What to work on
Determine which lines of the records include the word "this", and copy them.

Data records
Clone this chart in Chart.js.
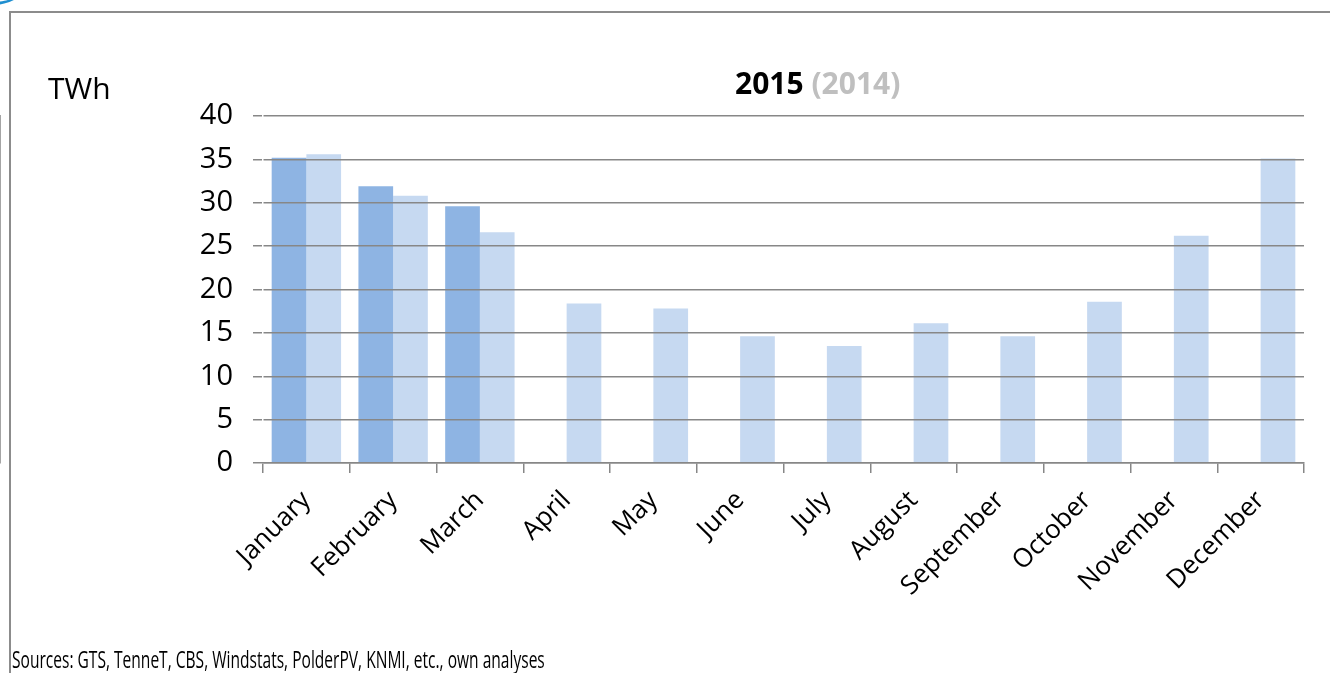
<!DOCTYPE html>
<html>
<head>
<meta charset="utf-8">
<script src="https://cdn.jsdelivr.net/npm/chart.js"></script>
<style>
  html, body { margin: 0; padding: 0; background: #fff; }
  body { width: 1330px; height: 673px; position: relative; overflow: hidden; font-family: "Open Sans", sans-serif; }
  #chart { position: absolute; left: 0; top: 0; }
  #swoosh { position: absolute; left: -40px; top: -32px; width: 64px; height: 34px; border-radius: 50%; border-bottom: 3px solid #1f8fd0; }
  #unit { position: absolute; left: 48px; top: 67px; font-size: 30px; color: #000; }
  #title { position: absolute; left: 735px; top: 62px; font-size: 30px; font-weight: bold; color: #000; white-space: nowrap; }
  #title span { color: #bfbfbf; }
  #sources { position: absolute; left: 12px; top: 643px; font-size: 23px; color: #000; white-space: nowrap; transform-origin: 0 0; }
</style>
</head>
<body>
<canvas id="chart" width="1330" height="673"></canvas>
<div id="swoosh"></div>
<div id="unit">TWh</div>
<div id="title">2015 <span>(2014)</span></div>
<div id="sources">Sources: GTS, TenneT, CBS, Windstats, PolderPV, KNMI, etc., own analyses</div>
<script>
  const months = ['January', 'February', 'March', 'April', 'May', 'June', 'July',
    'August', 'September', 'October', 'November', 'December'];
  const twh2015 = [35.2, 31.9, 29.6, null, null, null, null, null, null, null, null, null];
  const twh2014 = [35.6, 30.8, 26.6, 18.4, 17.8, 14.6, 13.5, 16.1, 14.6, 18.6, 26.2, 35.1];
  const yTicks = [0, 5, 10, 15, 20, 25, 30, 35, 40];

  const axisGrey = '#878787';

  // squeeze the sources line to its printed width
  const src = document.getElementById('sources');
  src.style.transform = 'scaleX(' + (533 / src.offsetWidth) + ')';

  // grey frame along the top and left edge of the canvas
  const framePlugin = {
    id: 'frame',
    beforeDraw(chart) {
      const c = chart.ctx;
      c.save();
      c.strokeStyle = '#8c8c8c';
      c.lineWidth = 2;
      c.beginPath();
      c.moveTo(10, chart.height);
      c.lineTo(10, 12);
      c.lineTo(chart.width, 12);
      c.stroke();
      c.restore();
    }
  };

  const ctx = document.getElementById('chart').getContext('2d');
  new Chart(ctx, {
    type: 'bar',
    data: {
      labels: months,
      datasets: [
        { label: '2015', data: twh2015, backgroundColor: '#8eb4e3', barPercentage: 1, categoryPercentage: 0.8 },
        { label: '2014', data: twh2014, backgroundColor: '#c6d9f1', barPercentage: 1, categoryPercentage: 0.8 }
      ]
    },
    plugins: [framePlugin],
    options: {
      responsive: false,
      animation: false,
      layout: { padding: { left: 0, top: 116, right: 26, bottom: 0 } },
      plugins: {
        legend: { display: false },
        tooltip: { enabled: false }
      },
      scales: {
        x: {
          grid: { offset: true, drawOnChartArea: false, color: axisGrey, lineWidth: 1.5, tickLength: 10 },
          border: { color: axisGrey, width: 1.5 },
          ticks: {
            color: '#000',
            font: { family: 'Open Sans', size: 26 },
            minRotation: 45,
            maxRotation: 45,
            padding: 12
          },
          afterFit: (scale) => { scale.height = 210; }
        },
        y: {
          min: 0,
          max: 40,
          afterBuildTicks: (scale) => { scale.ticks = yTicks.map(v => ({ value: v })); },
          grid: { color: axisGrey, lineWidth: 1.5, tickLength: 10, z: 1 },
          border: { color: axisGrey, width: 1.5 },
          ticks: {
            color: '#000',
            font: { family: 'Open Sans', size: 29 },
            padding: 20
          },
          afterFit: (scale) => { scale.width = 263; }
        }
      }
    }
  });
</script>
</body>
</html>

--

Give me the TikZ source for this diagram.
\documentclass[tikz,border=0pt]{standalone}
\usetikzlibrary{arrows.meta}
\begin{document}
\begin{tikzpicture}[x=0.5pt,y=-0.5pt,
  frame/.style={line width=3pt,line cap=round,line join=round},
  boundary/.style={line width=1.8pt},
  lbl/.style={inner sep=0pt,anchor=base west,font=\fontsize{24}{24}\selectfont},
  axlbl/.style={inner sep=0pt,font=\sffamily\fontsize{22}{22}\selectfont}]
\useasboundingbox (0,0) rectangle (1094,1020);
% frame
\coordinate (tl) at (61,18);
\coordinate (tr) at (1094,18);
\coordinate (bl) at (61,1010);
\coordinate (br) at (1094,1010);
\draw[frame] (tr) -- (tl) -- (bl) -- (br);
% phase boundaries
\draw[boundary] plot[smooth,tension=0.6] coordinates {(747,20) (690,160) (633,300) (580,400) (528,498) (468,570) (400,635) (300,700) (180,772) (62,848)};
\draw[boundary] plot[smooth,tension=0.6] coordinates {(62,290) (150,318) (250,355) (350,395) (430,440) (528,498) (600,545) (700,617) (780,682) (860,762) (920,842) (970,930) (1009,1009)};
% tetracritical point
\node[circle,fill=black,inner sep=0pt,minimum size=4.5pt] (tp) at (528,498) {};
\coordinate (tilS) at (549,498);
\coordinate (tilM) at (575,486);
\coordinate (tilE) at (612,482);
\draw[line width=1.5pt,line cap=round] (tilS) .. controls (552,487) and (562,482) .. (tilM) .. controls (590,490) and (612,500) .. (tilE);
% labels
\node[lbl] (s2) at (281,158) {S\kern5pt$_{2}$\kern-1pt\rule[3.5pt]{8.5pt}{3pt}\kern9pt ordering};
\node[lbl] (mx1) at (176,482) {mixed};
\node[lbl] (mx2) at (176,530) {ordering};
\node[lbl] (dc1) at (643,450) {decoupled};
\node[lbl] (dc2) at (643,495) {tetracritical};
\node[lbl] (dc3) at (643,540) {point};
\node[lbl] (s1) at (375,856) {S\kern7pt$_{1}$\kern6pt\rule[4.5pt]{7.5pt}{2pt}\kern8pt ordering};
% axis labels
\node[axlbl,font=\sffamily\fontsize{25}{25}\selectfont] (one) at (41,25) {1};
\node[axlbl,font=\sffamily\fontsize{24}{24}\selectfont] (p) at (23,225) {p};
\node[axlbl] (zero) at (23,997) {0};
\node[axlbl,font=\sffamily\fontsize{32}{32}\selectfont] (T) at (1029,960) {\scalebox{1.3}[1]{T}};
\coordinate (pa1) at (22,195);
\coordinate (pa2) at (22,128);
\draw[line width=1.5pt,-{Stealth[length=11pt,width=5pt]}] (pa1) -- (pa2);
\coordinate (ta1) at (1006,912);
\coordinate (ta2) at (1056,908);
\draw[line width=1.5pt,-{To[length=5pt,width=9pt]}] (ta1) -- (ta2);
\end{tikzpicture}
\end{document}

Solution
Clone this chart in Chart.js.
Give me the TikZ source for this diagram.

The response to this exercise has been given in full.